[Data entries]
** Start **

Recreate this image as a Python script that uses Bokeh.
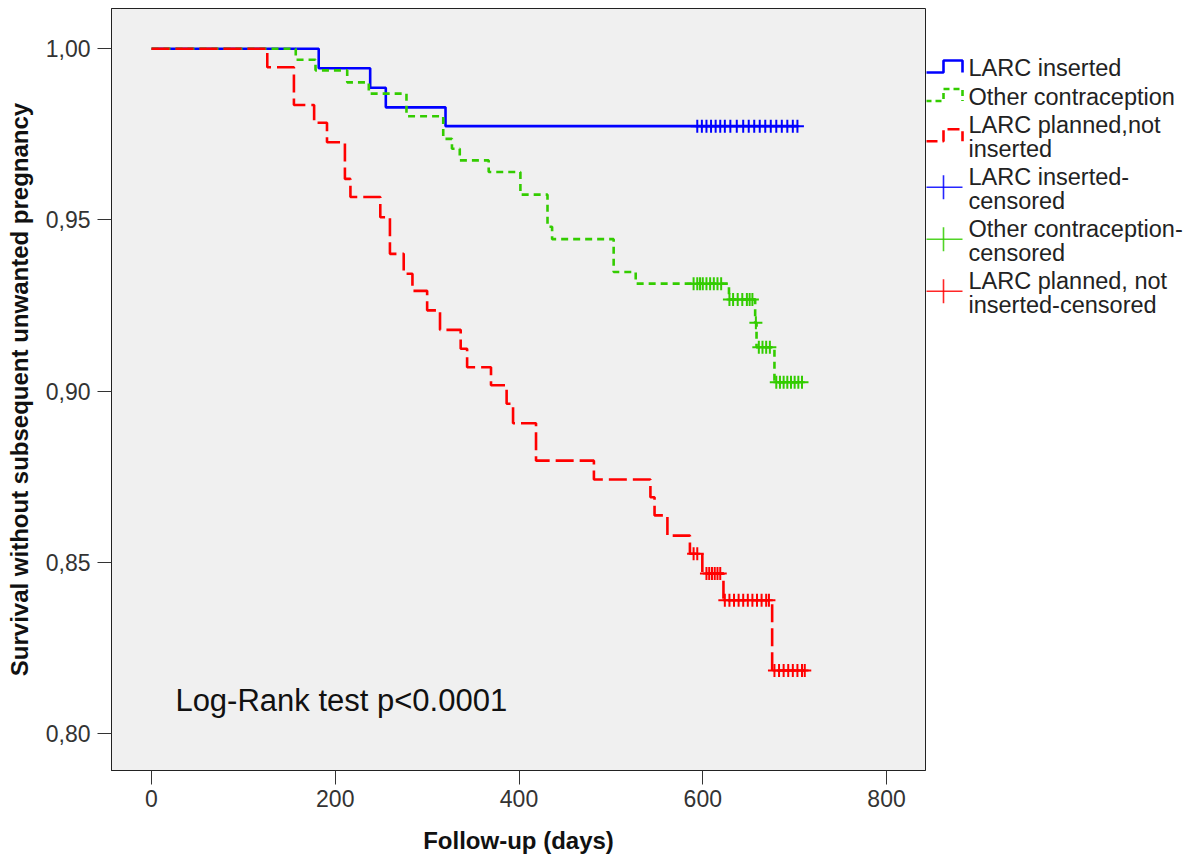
import numpy as np
from bokeh.plotting import figure
from bokeh.models import Range1d, FixedTicker, CustomJSTickFormatter, Label
from bokeh.layouts import row
from bokeh.embed import file_html
from bokeh.resources import INLINE
from bokeh.core.properties import value

# ---------------- data ----------------
# LARC inserted
blue_t = [0, 182, 238, 255, 320]
blue_s = [1.0, 0.9943, 0.9886, 0.9829, 0.9774]
blue_c = [594, 599, 604, 609, 614, 619, 624, 630, 637, 644, 650, 656, 662,
          668, 674, 680, 686, 692, 698, 703]

# Other contraception
green_t = [0, 157, 178.5, 213, 236.5, 277.5, 317.5, 327, 335.5, 367,
           401.5, 431, 436, 503, 527, 628.5, 657, 658.5, 678]
green_s = [1.0, 0.9968, 0.9937, 0.9902, 0.9869, 0.9803, 0.9737, 0.9708, 0.9674, 0.9640,
           0.9574, 0.9480, 0.9444, 0.9348, 0.9314, 0.9268, 0.9200, 0.9128, 0.9026]
green_c = [590, 594, 597, 600, 604, 608, 612, 616, 620,
           629, 633, 638, 643, 648, 651, 654, 657.8,
           661, 665, 669, 673,
           680, 684, 688, 692, 696, 700, 704, 708]

# LARC planned, not inserted
red_t = [0, 126, 155, 177, 191, 210.5, 216.5, 249, 259.5, 274.5,
         284, 300, 314, 336.5, 343.5, 369.5, 386.5, 393.5, 418.5, 481.5,
         543, 547.5, 561.5, 586, 599.5, 622.5, 675.5]
red_s = [1.0, 0.9946, 0.9836, 0.9784, 0.9727, 0.9620, 0.9567, 0.9508, 0.9401, 0.9343,
         0.9293, 0.9236, 0.9179, 0.9124, 0.9070, 0.9017, 0.8963, 0.8906, 0.8797, 0.8742,
         0.8690, 0.8637, 0.8578, 0.8525, 0.8467, 0.8389, 0.8184]
red_c = [590, 594, 604, 607, 610, 613, 616, 619,
         624, 629, 634, 639, 644, 649, 654, 659, 664, 669, 672,
         678, 683, 688, 693, 698, 703, 708, 711]

x_ticks = [0, 200, 400, 600, 800]
y_ticks = [0.80, 0.85, 0.90, 0.95, 1.00]

legend_labels = ["LARC inserted", "Other contraception", "LARC planned,not\ninserted",
                 "LARC inserted-\ncensored", "Other contraception-\ncensored",
                 "LARC planned, not\ninserted-censored"]

BLUE, GREEN, RED = "#0000ff", "#33cc00", "#ff0000"
FONT = "Liberation Sans"

# ---------------- main plot ----------------
p = figure(width=926, height=858,
           x_range=Range1d(-43.54, 842.4), y_range=Range1d(0.78919, 1.01177),
           output_backend="svg", toolbar_location=None,
           min_border_left=111, min_border_right=1, min_border_top=8, min_border_bottom=88,
           background_fill_color="#f0f0f0", border_fill_color="white",
           outline_line_color="#222222", outline_line_width=1)
p.xgrid.visible = False
p.ygrid.visible = False

series = [(blue_t, blue_s, blue_c, BLUE, None),
          (green_t, green_s, green_c, GREEN, "7 5"),
          (red_t, red_s, red_c, RED, "18 6")]

for t, s, c, col, dash in series:
    xs = list(t) + [max(c)]
    ys = list(s) + [s[-1]]
    kw = {}
    if dash:
        kw["line_dash"] = dash
    p.step(xs, ys, mode="after", line_color=col, line_width=2.6, **kw)
    idx = np.searchsorted(np.array(t, dtype=float), np.array(c, dtype=float), side="right") - 1
    cy = [s[i] for i in idx]
    p.scatter(c, cy, marker="cross", size=13, line_color=col, line_width=2)

for ax in (p.xaxis[0], p.yaxis[0]):
    ax.major_tick_out = 14
    ax.major_tick_in = 0
    ax.minor_tick_out = 0
    ax.minor_tick_in = 0
    ax.axis_line_color = "#222222"
    ax.major_tick_line_color = "#333333"
    ax.major_label_text_font = FONT
    ax.major_label_text_font_size = "23px"
    ax.major_label_text_color = "#333333"
    ax.axis_label_text_font = FONT
    ax.axis_label_text_font_style = "bold"
    ax.axis_label_text_font_size = "24px"
    ax.axis_label_text_color = "#111111"

p.xaxis.ticker = FixedTicker(ticks=x_ticks)
p.yaxis.ticker = FixedTicker(ticks=y_ticks)
p.yaxis.formatter = CustomJSTickFormatter(code="return tick.toFixed(2).replace('.', ',');")
p.xaxis.axis_label = "Follow-up (days)"
p.yaxis.axis_label = "Survival without subsequent unwanted pregnancy"
p.xaxis.major_label_standoff = 5
p.yaxis.major_label_standoff = 7
p.xaxis.axis_label_standoff = 17
p.yaxis.axis_label_standoff = 10

p.add_layout(Label(x=26, y=0.8097, text="Log-Rank test p<0.0001",
                   text_font=FONT, text_font_size="31px", text_baseline="middle",
                   text_color="#111111"))

# ---------------- legend panel ----------------
# (the row aligns this panel's frame with the main frame: page y 8..770)
leg = figure(width=264, height=858, x_range=Range1d(0, 264), y_range=Range1d(770, 8),
             output_backend="svg", toolbar_location=None, x_axis_type=None, y_axis_type=None,
             min_border=0, outline_line_color=None,
             background_fill_color="white", border_fill_color="white")
leg.grid.visible = False

sym_colors = [BLUE, GREEN, RED, BLUE, GREEN, RED]
sym_dash = ["solid", "6 4", "12 5", None, None, None]
y = 67.5
text_x, text_y, text_s = [], [], []
for lab, col, dash in zip(legend_labels, sym_colors, sym_dash):
    lines = lab.split("\n")
    ys = [y + k * 23.5 for k in range(len(lines))]
    for ln, yy in zip(lines, ys):
        text_x.append(42)
        text_y.append(yy)
        text_s.append(ln)
    cyc = float(np.mean(ys)) - 1.5
    if dash is not None:
        leg.line([-1, 17, 17, 36, 36], [cyc + 6, cyc + 6, cyc - 6, cyc - 6, cyc + 6],
                 line_color=col, line_width=2.6, line_dash=dash)
    else:
        leg.segment(x0=[-1, 17], y0=[cyc, cyc - 12], x1=[36, 17], y1=[cyc, cyc + 12],
                    line_color=col, line_width=1.6, line_alpha=0.85)
    y = ys[-1] + 28.5

leg.text(x=text_x, y=text_y, text=text_s, text_font=value(FONT), text_font_size="23.5px",
         text_baseline="middle", text_align="left", text_color="#222222")

layout = row(p, leg)
open("out.html", "w").write(file_html(layout, INLINE))
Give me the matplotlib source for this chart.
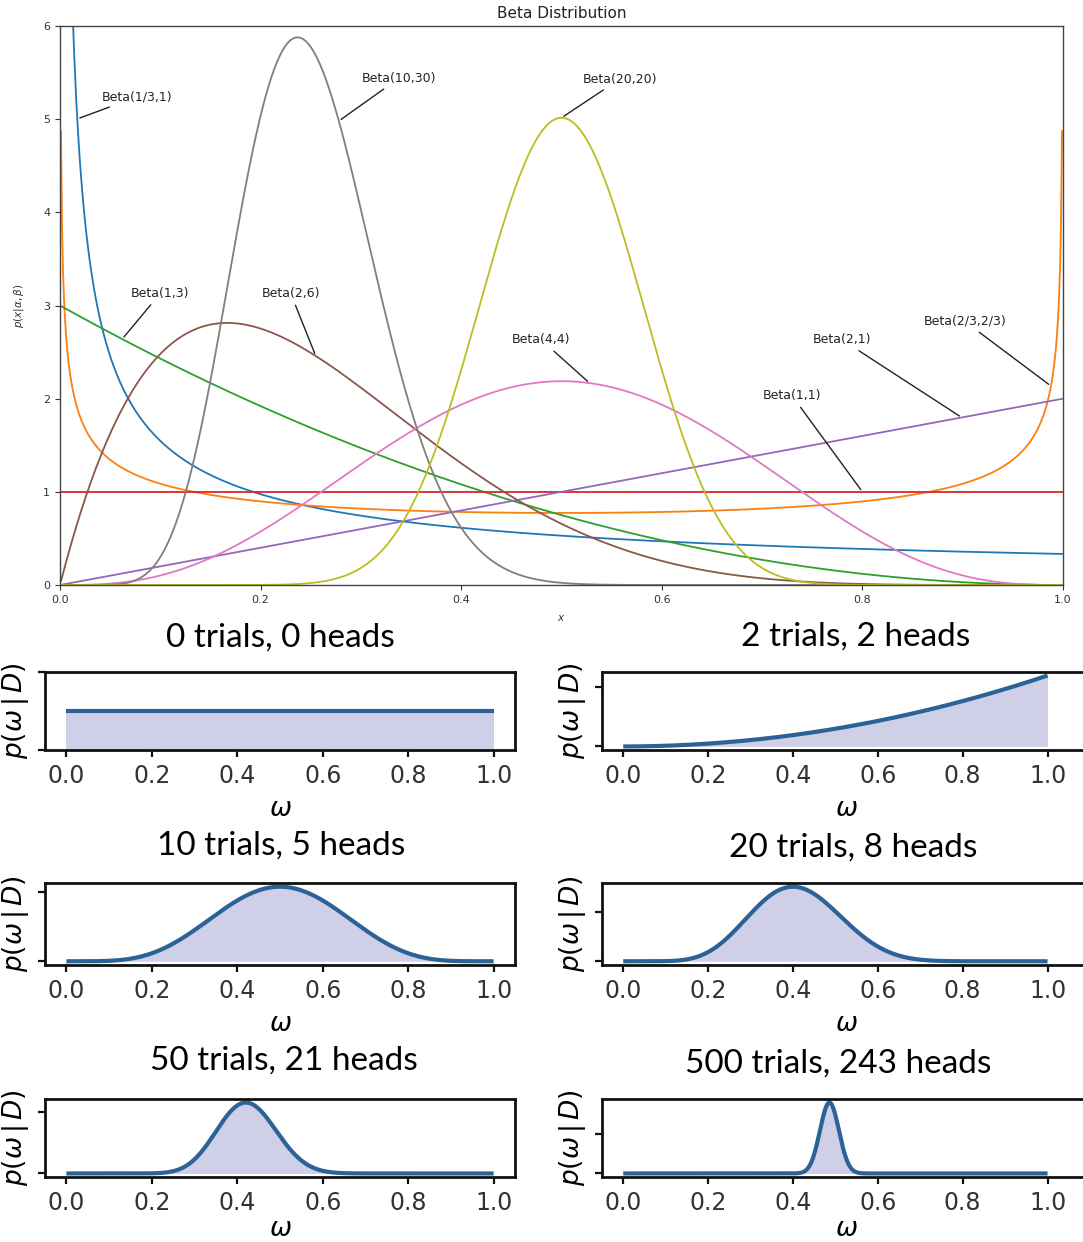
import math
import numpy as np
import matplotlib
matplotlib.use("Agg")
import matplotlib.pyplot as plt

# Tamaño de la figura en píxeles
W, H = 1083, 1242

# --- Datos: panel superior (distribuciones Beta) ---
beta_labels = ['Beta(1/3,1)', 'Beta(2/3,2/3)', 'Beta(1,3)', 'Beta(1,1)', 'Beta(2,1)',
               'Beta(2,6)', 'Beta(4,4)', 'Beta(10,30)', 'Beta(20,20)']
beta_a = [1/3, 2/3, 1, 1, 2, 2, 4, 10, 20]
beta_b = [1, 2/3, 3, 1, 1, 6, 4, 30, 20]
# punto de la curva señalado por cada etiqueta (x) y posición del texto (x, y)
label_point_x = [0.0172, 0.988, 0.062, 0.80, 0.899, 0.255, 0.528, 0.278, 0.50]
label_text_x = [0.077, 0.902, 0.100, 0.730, 0.780, 0.230, 0.480, 0.338, 0.558]
label_text_y = [5.24, 2.83, 3.13, 2.03, 2.63, 3.13, 2.63, 5.44, 5.43]
top_xticks = [0.0, 0.2, 0.4, 0.6, 0.8, 1.0]
top_yticks = [0, 1, 2, 3, 4, 5, 6]

# --- Datos: paneles inferiores (posterior con prior uniforme) ---
trials = [0, 2, 10, 20, 50, 500]
heads = [0, 2, 5, 8, 21, 243]
small_yticks = [[0, 2], [0, 2.5], [0, 2.5], [0, 2.5], [0, 5], [0, 10]]
small_xticks = [0.0, 0.2, 0.4, 0.6, 0.8, 1.0]


def beta_pdf(x, a, b):
    logB = math.lgamma(a) + math.lgamma(b) - math.lgamma(a + b)
    with np.errstate(divide='ignore', invalid='ignore'):
        return np.power(x, a - 1) * np.power(1 - x, b - 1) / math.exp(logB)


def px_axes(fig, x0, x1, y0, y1):
    return fig.add_axes([x0 / W, 1 - y1 / H, (x1 - x0) / W, (y1 - y0) / H])


fig = plt.figure(figsize=(W / 100, H / 100), dpi=100)

# ---------------- Panel superior ----------------
ax = px_axes(fig, 60, 1063, 26, 585)
x = np.linspace(0.001, 0.999, 999)
for i, lab in enumerate(beta_labels):
    ax.plot(x, beta_pdf(x, beta_a[i], beta_b[i]), color=f'C{i}', lw=1.3)
for i, lab in enumerate(beta_labels):
    px = label_point_x[i]
    py = float(beta_pdf(np.array(px), beta_a[i], beta_b[i]))
    ax.annotate(lab, xy=(px, py), xytext=(label_text_x[i], label_text_y[i]),
                ha='center', va='center', fontsize=9, color='#222222',
                arrowprops=dict(arrowstyle='-', color='#222222', lw=1.0))
ax.set_xlim(0, 1)
ax.set_ylim(0, 6)
ax.set_xticks(top_xticks)
ax.set_yticks(top_yticks)
ax.tick_params(labelsize=8, colors='#333333', length=3.5, width=0.8)
for s in ax.spines.values():
    s.set_color('#444444')
    s.set_linewidth(1.0)
ax.set_title('Beta Distribution', fontsize=11, color='#222222', pad=6)
ax.set_xlabel('$x$', fontsize=7.5, color='#333333', labelpad=6)
ax.set_ylabel(r'$p(x|\alpha,\beta)$', fontsize=7.5, color='#333333', labelpad=12)

# ---------------- Paneles inferiores ----------------
col_x = [(45, 515, -0.05, 1.05), (602, 1090, -0.05, 1.10)]
row_y = [(672, 750), (883, 965), (1099, 1177)]
xlabel_pad = [6, 6, 1]
title_pos = [(280, 638), (856, 637), (281, 846), (853, 848), (284, 1061), (838, 1064)]

xs = np.linspace(0, 1, 501)
for k in range(6):
    r, c = divmod(k, 2)
    x0, x1, xl0, xl1 = col_x[c]
    y0, y1 = row_y[r]
    a = px_axes(fig, x0, x1, y0, y1)
    p = beta_pdf(xs, 1 + heads[k], 1 + trials[k] - heads[k])
    a.fill_between(xs, 0, p, color='#cfd0e8', lw=0)
    a.plot(xs, p, color='#2b6396', lw=3, solid_capstyle='butt')
    a.set_xlim(xl0, xl1)
    if trials[k] == 0:
        a.set_ylim(0, 2)
    else:
        a.set_ylim(-0.05 * p.max(), 1.05 * p.max())
    a.set_xticks(small_xticks)
    a.set_yticks(small_yticks[k])
    a.set_yticklabels([])
    a.tick_params(labelsize=17, colors='#111111', labelcolor='#333333',
                  length=5, width=1.6, pad=5)
    for s in a.spines.values():
        s.set_color('#111111')
        s.set_linewidth(2.0)
    a.set_xlabel(r'$\omega$', fontsize=19, labelpad=xlabel_pad[r])
    a.set_ylabel(r'$p(\omega\,|\,D)$', fontsize=19, labelpad=0)
    tx, ty = title_pos[k]
    fig.text(tx / W, 1 - ty / H, f'{trials[k]} trials, {heads[k]} heads',
             ha='center', va='center', fontsize=24, family='Lato')

fig.savefig('out.png', dpi=100)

** End **

■ Short task:
Transcribe only the lines above that start at the line containing "Give me the matplotlib source for this chart." and end at the line containing "W, H = 1083, 1242". Omit pictures.

■ Response to the exercise:
Give me the matplotlib source for this chart.
import math
import numpy as np
import matplotlib
matplotlib.use("Agg")
import matplotlib.pyplot as plt

# Tamaño de la figura en píxeles
W, H = 1083, 1242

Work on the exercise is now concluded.